Last week Canal+ continued its expansion in the Americas by snapping up US-based content distributor Alterna’TV, which provides Spanish-speaking channels and reaches more than 10 million subscribers across North, Central and South America.
The CEO of Canal+’s international division Canal+ Overseas, Jacques du Puy, told SatelliteFinance that it was looking to expand further in the Americas and was open to inorganic growth options to achieve that.
Consolidation catalyst
International expansion is a key tenet of Vivendi chairman Vincent Bolloré’s (pictured) strategy for the group. Bolloré has also led Vivendi’s investment in Italy’s incumbent telecoms operator Telecom Italia, in which it now holds close to 25%. The Mediaset tie-up has got analysts pondering what could come next for the Italian media and telecoms sectors. In the past, Vivendi has been rumored to have made an informal approach for Sky.

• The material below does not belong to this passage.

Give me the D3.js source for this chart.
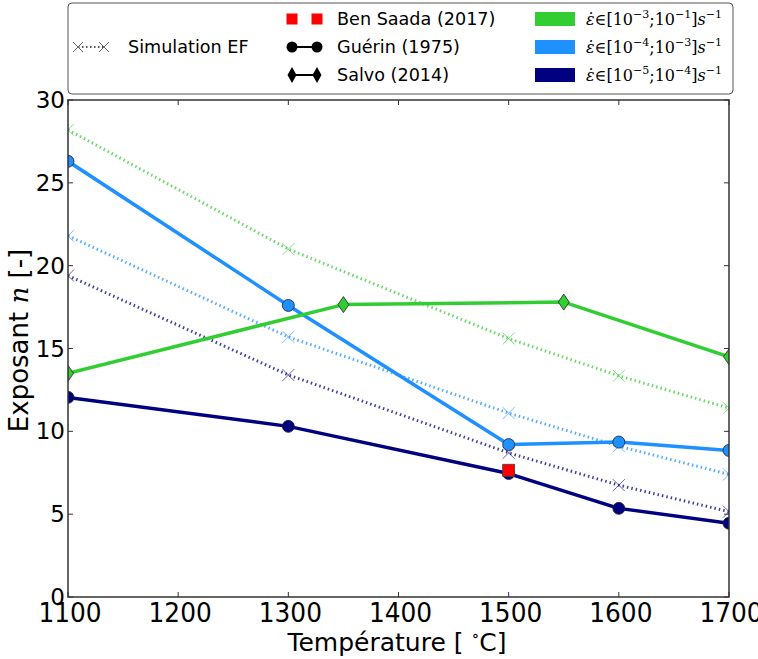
<!DOCTYPE html>
<html><head><meta charset="utf-8">
<script src="https://cdn.jsdelivr.net/npm/d3@7"></script>
<style>body{margin:0;background:#fff}svg{display:block}</style>
</head><body>
<svg id="c" width="758" height="659"></svg>
<script>
const temps = [1100, 1300, 1500, 1600, 1700];
const simGreen = [28.2, 21.0, 15.6, 13.35, 11.4];
const simBlue = [21.8, 15.7, 11.1, 9.1, 7.4];
const simNavy = [19.4, 13.4, 8.7, 6.75, 5.15];
const guerinBlue = [26.3, 17.6, 9.2, 9.35, 8.85];
const guerinNavy = [12.05, 10.3, 7.45, 5.35, 4.45];
const salvoTemps = [1100, 1350, 1550, 1700];
const salvoGreen = [13.5, 17.65, 17.8, 14.5];
const benSaadaTemps = [1500];
const benSaada = [7.65];
const xTicks = [1100, 1200, 1300, 1400, 1500, 1600, 1700];
const yTicks = [0, 5, 10, 15, 20, 25, 30];
const colors = {green: "#32cd32", blue: "#1e90ff", navy: "#000080"};

const svg = d3.select("#c");
const L = 68, R = 729, T = 100, B = 597;
const x = d3.scaleLinear().domain([1100, 1700]).range([L, R]);
const y = d3.scaleLinear().domain([0, 30]).range([B, T]);

svg.append("defs").append("clipPath").attr("id", "clip")
  .append("rect").attr("x", L).attr("y", T).attr("width", R - L).attr("height", B - T);
const plot = svg.append("g").attr("clip-path", "url(#clip)");

const line = d3.line().x(d => x(d[0])).y(d => y(d[1]));

function sim(vals, col) {
  const pts = temps.map((t, i) => [t, vals[i]]);
  plot.append("path").attr("d", line(pts)).attr("fill", "none")
    .attr("stroke", col).attr("stroke-width", 3).attr("stroke-dasharray", "1.5,3")
    .attr("opacity", 0.75);
  const s = 6;
  pts.forEach(p => {
    plot.append("path")
      .attr("d", `M${x(p[0]) - s},${y(p[1]) - s}L${x(p[0]) + s},${y(p[1]) + s}M${x(p[0]) - s},${y(p[1]) + s}L${x(p[0]) + s},${y(p[1]) - s}`)
      .attr("stroke", col).attr("stroke-width", 1).attr("opacity", 0.6).attr("fill", "none");
  });
}
sim(simGreen, colors.green);
sim(simBlue, colors.blue);
sim(simNavy, colors.navy);

function solid(ts, vals, col, marker) {
  const pts = ts.map((t, i) => [t, vals[i]]);
  plot.append("path").attr("d", line(pts)).attr("fill", "none")
    .attr("stroke", col).attr("stroke-width", 3.5).attr("stroke-linejoin", "round");
  pts.forEach(p => {
    const cx = x(p[0]), cy = y(p[1]);
    if (marker === "circle") {
      plot.append("circle").attr("cx", cx).attr("cy", cy).attr("r", 6)
        .attr("fill", col).attr("stroke", "#222").attr("stroke-width", 0.8);
    } else if (marker === "diamond") {
      plot.append("path").attr("d", `M${cx},${cy - 8}L${cx + 5.5},${cy}L${cx},${cy + 8}L${cx - 5.5},${cy}Z`)
        .attr("fill", col).attr("stroke", "#222").attr("stroke-width", 0.8);
    }
  });
}
solid(temps, guerinBlue, colors.blue, "circle");
solid(temps, guerinNavy, colors.navy, "circle");
solid(salvoTemps, salvoGreen, colors.green, "diamond");

benSaadaTemps.forEach((t, i) => {
  plot.append("rect").attr("x", x(t) - 6).attr("y", y(benSaada[i]) - 6)
    .attr("width", 12).attr("height", 12).attr("fill", "#ff0000")
    .attr("stroke", "#444").attr("stroke-width", 0.8);
});

// axes frame and ticks
const frame = svg.append("g");
const tl = 5;
xTicks.forEach(t => {
  frame.append("line").attr("x1", x(t)).attr("x2", x(t)).attr("y1", B).attr("y2", B - tl).attr("stroke", "#333");
  frame.append("line").attr("x1", x(t)).attr("x2", x(t)).attr("y1", T).attr("y2", T + tl).attr("stroke", "#333");
  frame.append("text").attr("transform", `translate(${x(t) + 2},${B + 25}) scale(0.92,1)`).attr("text-anchor", "middle")
    .attr("font-family", "DejaVu Sans").attr("font-size", 27).text(t);
});
yTicks.forEach(t => {
  frame.append("line").attr("x1", L).attr("x2", L + tl).attr("y1", y(t)).attr("y2", y(t)).attr("stroke", "#333");
  frame.append("line").attr("x1", R).attr("x2", R - tl).attr("y1", y(t)).attr("y2", y(t)).attr("stroke", "#333");
  frame.append("text").attr("x", L - 3).attr("y", y(t) + 8).attr("text-anchor", "end")
    .attr("font-family", "DejaVu Sans").attr("font-size", 23).text(t);
});
frame.append("rect").attr("x", L).attr("y", T).attr("width", R - L).attr("height", B - T)
  .attr("fill", "none").attr("stroke", "#333").attr("stroke-width", 1.5);

// axis labels
const xl = svg.append("text").attr("x", 397).attr("y", 651).attr("text-anchor", "middle")
  .attr("font-family", "DejaVu Sans").attr("font-size", 25);
xl.append("tspan").text("Température [ ");
xl.append("tspan").attr("font-family", "DejaVu Serif").attr("font-size", 16).attr("dy", -10).text("∘");
xl.append("tspan").attr("dy", 10).text("C]");

const yl = svg.append("text").attr("transform", `translate(28,${(T + B) / 2 - 8}) rotate(-90)`)
  .attr("text-anchor", "middle").attr("font-family", "DejaVu Sans").attr("font-size", 26);
yl.append("tspan").text("Exposant ");
yl.append("tspan").attr("font-family", "DejaVu Serif").attr("font-style", "italic").text("n");
yl.append("tspan").text(" [-]");

// legend
const lg = svg.append("g");
lg.append("rect").attr("x", 68).attr("y", 3).attr("width", 665).attr("height", 91).attr("rx", 4)
  .attr("fill", "#fff").attr("stroke", "#555").attr("stroke-width", 1);
const rows = [19, 47, 75];
function ltext(xp, yp, s) {
  lg.append("text").attr("x", xp).attr("y", yp + 6).attr("font-family", "DejaVu Sans").attr("font-size", 17.6).text(s);
}
// Simulation EF
lg.append("line").attr("x1", 78).attr("x2", 104).attr("y1", rows[1]).attr("y2", rows[1])
  .attr("stroke", "#555").attr("stroke-width", 2).attr("stroke-dasharray", "1.5,2.5");
[78, 104].forEach(px => {
  lg.append("path").attr("d", `M${px - 5},${rows[1] - 5}L${px + 5},${rows[1] + 5}M${px - 5},${rows[1] + 5}L${px + 5},${rows[1] - 5}`)
    .attr("stroke", "#666").attr("stroke-width", 1);
});
ltext(128, rows[1], "Simulation EF");
// Ben Saada
[292, 317].forEach(px => lg.append("rect").attr("x", px - 5.5).attr("y", rows[0] - 5.5).attr("width", 11).attr("height", 11).attr("fill", "#ff0000"));
ltext(337, rows[0], "Ben Saada (2017)");
// Guérin
lg.append("line").attr("x1", 292).attr("x2", 317).attr("y1", rows[1]).attr("y2", rows[1]).attr("stroke", "#000").attr("stroke-width", 2);
[292, 317].forEach(px => lg.append("circle").attr("cx", px).attr("cy", rows[1]).attr("r", 5.5).attr("fill", "#000"));
ltext(337, rows[1], "Guérin (1975)");
// Salvo
lg.append("line").attr("x1", 292).attr("x2", 317).attr("y1", rows[2]).attr("y2", rows[2]).attr("stroke", "#000").attr("stroke-width", 2);
[292, 317].forEach(px => lg.append("path").attr("d", `M${px},${rows[2] - 8}L${px + 4.5},${rows[2]}L${px},${rows[2] + 8}L${px - 4.5},${rows[2]}Z`).attr("fill", "#000"));
ltext(337, rows[2], "Salvo (2014)");
// strain rate ranges
const ranges = [["−3", "−1", colors.green], ["−4", "−3", colors.blue], ["−5", "−4", colors.navy]];
ranges.forEach((r, i) => {
  const yp = rows[i];
  lg.append("rect").attr("x", 535).attr("y", yp - 7).attr("width", 40).attr("height", 14).attr("fill", r[2]);
  const t = lg.append("text").attr("x", 586).attr("y", yp + 6).attr("font-family", "DejaVu Serif").attr("font-size", 16);
  t.append("tspan").attr("font-style", "italic").text("ε̇");
  t.append("tspan").text("∈[10");
  t.append("tspan").attr("font-size", 11).attr("dy", -7).text(r[0]);
  t.append("tspan").attr("dy", 7).text(";10");
  t.append("tspan").attr("font-size", 11).attr("dy", -7).text(r[1]);
  t.append("tspan").attr("dy", 7).text("]");
  t.append("tspan").attr("font-style", "italic").text("s");
  t.append("tspan").attr("font-size", 11).attr("dy", -7).text("−1");
});
</script>
</body></html>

Paolo Pescatore, an analyst at CCS Insight, said in a memo that the deal heralded a “new era in content acquisition, commissioning and distribution in Southern Europe, with the opportunity to expand into other European markets.”
He argued the tie-up had been triggered by Sky’s move to consolidate its position in Europe, and noted that consolidation in pay-TV was also driven by the significant competitive pressure they have come under, both from OTT providers and telcos adding TV and video services as part of multiplay offers.
“This move will no doubt spark more consolidation not only in media but among telcos as the European market driven by convergence moves towards a handful of key players who own assets in connectivity and content,” Pescatore concluded.